| Exercise brief |
Copy out every line exactly as given.

___

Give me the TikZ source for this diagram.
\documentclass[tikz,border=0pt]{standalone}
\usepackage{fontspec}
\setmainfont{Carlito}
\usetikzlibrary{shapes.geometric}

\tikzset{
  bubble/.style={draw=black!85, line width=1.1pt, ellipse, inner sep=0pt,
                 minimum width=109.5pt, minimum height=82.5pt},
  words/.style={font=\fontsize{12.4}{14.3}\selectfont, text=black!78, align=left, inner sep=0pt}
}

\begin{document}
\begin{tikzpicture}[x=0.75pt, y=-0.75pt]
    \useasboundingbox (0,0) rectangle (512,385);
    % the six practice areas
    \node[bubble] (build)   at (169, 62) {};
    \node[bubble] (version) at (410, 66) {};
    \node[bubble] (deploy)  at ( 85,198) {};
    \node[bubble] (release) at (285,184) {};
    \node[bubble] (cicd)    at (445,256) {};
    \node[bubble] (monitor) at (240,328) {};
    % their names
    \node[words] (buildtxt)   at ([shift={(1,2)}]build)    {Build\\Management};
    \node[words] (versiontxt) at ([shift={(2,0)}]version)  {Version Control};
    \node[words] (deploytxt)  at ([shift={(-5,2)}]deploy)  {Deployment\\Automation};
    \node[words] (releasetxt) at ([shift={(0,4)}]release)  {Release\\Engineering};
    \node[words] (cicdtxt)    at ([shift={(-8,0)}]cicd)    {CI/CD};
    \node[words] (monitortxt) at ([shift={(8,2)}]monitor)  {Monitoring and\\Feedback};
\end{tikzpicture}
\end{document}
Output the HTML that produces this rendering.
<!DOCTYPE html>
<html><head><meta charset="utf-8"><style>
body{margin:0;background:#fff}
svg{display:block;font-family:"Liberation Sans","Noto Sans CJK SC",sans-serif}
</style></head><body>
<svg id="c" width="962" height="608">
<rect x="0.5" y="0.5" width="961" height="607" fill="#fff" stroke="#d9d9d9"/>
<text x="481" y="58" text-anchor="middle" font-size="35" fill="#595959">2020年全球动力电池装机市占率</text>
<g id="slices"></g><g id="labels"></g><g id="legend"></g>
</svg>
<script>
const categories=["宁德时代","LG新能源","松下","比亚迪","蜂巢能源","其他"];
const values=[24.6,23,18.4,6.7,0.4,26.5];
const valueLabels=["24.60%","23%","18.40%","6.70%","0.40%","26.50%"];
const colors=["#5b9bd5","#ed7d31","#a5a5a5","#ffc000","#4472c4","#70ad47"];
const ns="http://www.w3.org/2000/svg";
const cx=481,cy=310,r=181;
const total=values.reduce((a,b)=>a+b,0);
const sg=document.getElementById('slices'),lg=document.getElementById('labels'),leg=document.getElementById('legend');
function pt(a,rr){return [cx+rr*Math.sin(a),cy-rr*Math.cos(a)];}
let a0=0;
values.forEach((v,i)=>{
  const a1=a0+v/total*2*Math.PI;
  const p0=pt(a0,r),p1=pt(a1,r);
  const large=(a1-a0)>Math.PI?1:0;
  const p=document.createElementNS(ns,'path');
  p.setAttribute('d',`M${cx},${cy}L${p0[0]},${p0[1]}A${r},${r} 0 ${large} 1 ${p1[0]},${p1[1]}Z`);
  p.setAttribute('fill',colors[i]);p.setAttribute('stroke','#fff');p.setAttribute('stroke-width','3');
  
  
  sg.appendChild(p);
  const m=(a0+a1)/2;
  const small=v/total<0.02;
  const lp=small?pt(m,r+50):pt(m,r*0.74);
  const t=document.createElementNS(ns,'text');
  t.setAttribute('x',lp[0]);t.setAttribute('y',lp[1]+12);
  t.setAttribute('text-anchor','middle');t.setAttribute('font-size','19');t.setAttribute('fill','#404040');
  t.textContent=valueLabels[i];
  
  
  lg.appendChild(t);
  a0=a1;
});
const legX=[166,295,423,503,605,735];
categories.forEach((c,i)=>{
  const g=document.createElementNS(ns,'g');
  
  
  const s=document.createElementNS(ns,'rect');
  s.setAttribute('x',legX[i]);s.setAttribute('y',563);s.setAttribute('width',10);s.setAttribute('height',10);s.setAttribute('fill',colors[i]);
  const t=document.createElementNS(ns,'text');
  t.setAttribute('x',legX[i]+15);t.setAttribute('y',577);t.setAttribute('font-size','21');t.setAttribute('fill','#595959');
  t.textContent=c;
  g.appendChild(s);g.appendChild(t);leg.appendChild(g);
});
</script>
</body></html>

___

| Completed task |
Give me the TikZ source for this diagram.
\documentclass[tikz,border=0pt]{standalone}
\usepackage{fontspec}
\setmainfont{Carlito}
\usetikzlibrary{shapes.geometric}

\tikzset{
  bubble/.style={draw=black!85, line width=1.1pt, ellipse, inner sep=0pt,
                 minimum width=109.5pt, minimum height=82.5pt},
  words/.style={font=\fontsize{12.4}{14.3}\selectfont, text=black!78, align=left, inner sep=0pt}
}

\begin{document}
\begin{tikzpicture}[x=0.75pt, y=-0.75pt]
    \useasboundingbox (0,0) rectangle (512,385);
    % the six practice areas
    \node[bubble] (build)   at (169, 62) {};
    \node[bubble] (version) at (410, 66) {};
    \node[bubble] (deploy)  at ( 85,198) {};
    \node[bubble] (release) at (285,184) {};
    \node[bubble] (cicd)    at (445,256) {};
    \node[bubble] (monitor) at (240,328) {};
    % their names
    \node[words] (buildtxt)   at ([shift={(1,2)}]build)    {Build\\Management};
    \node[words] (versiontxt) at ([shift={(2,0)}]version)  {Version Control};
    \node[words] (deploytxt)  at ([shift={(-5,2)}]deploy)  {Deployment\\Automation};
    \node[words] (releasetxt) at ([shift={(0,4)}]release)  {Release\\Engineering};
    \node[words] (cicdtxt)    at ([shift={(-8,0)}]cicd)    {CI/CD};
    \node[words] (monitortxt) at ([shift={(8,2)}]monitor)  {Monitoring and\\Feedback};
\end{tikzpicture}
\end{document}
Output the HTML that produces this rendering.
<!DOCTYPE html>
<html><head><meta charset="utf-8"><style>
body{margin:0;background:#fff}
svg{display:block;font-family:"Liberation Sans","Noto Sans CJK SC",sans-serif}
</style></head><body>
<svg id="c" width="962" height="608">
<rect x="0.5" y="0.5" width="961" height="607" fill="#fff" stroke="#d9d9d9"/>
<text x="481" y="58" text-anchor="middle" font-size="35" fill="#595959">2020年全球动力电池装机市占率</text>
<g id="slices"></g><g id="labels"></g><g id="legend"></g>
</svg>
<script>
const categories=["宁德时代","LG新能源","松下","比亚迪","蜂巢能源","其他"];
const values=[24.6,23,18.4,6.7,0.4,26.5];
const valueLabels=["24.60%","23%","18.40%","6.70%","0.40%","26.50%"];
const colors=["#5b9bd5","#ed7d31","#a5a5a5","#ffc000","#4472c4","#70ad47"];
const ns="http://www.w3.org/2000/svg";
const cx=481,cy=310,r=181;
const total=values.reduce((a,b)=>a+b,0);
const sg=document.getElementById('slices'),lg=document.getElementById('labels'),leg=document.getElementById('legend');
function pt(a,rr){return [cx+rr*Math.sin(a),cy-rr*Math.cos(a)];}
let a0=0;
values.forEach((v,i)=>{
  const a1=a0+v/total*2*Math.PI;
  const p0=pt(a0,r),p1=pt(a1,r);
  const large=(a1-a0)>Math.PI?1:0;
  const p=document.createElementNS(ns,'path');
  p.setAttribute('d',`M${cx},${cy}L${p0[0]},${p0[1]}A${r},${r} 0 ${large} 1 ${p1[0]},${p1[1]}Z`);
  p.setAttribute('fill',colors[i]);p.setAttribute('stroke','#fff');p.setAttribute('stroke-width','3');
  
  
  sg.appendChild(p);
  const m=(a0+a1)/2;
  const small=v/total<0.02;
  const lp=small?pt(m,r+50):pt(m,r*0.74);
  const t=document.createElementNS(ns,'text');
  t.setAttribute('x',lp[0]);t.setAttribute('y',lp[1]+12);
  t.setAttribute('text-anchor','middle');t.setAttribute('font-size','19');t.setAttribute('fill','#404040');
  t.textContent=valueLabels[i];
  
  
  lg.appendChild(t);
  a0=a1;
});
const legX=[166,295,423,503,605,735];
categories.forEach((c,i)=>{
  const g=document.createElementNS(ns,'g');
  
  
  const s=document.createElementNS(ns,'rect');
  s.setAttribute('x',legX[i]);s.setAttribute('y',563);s.setAttribute('width',10);s.setAttribute('height',10);s.setAttribute('fill',colors[i]);
  const t=document.createElementNS(ns,'text');
  t.setAttribute('x',legX[i]+15);t.setAttribute('y',577);t.setAttribute('font-size','21');t.setAttribute('fill','#595959');
  t.textContent=c;
  g.appendChild(s);g.appendChild(t);leg.appendChild(g);
});
</script>
</body></html>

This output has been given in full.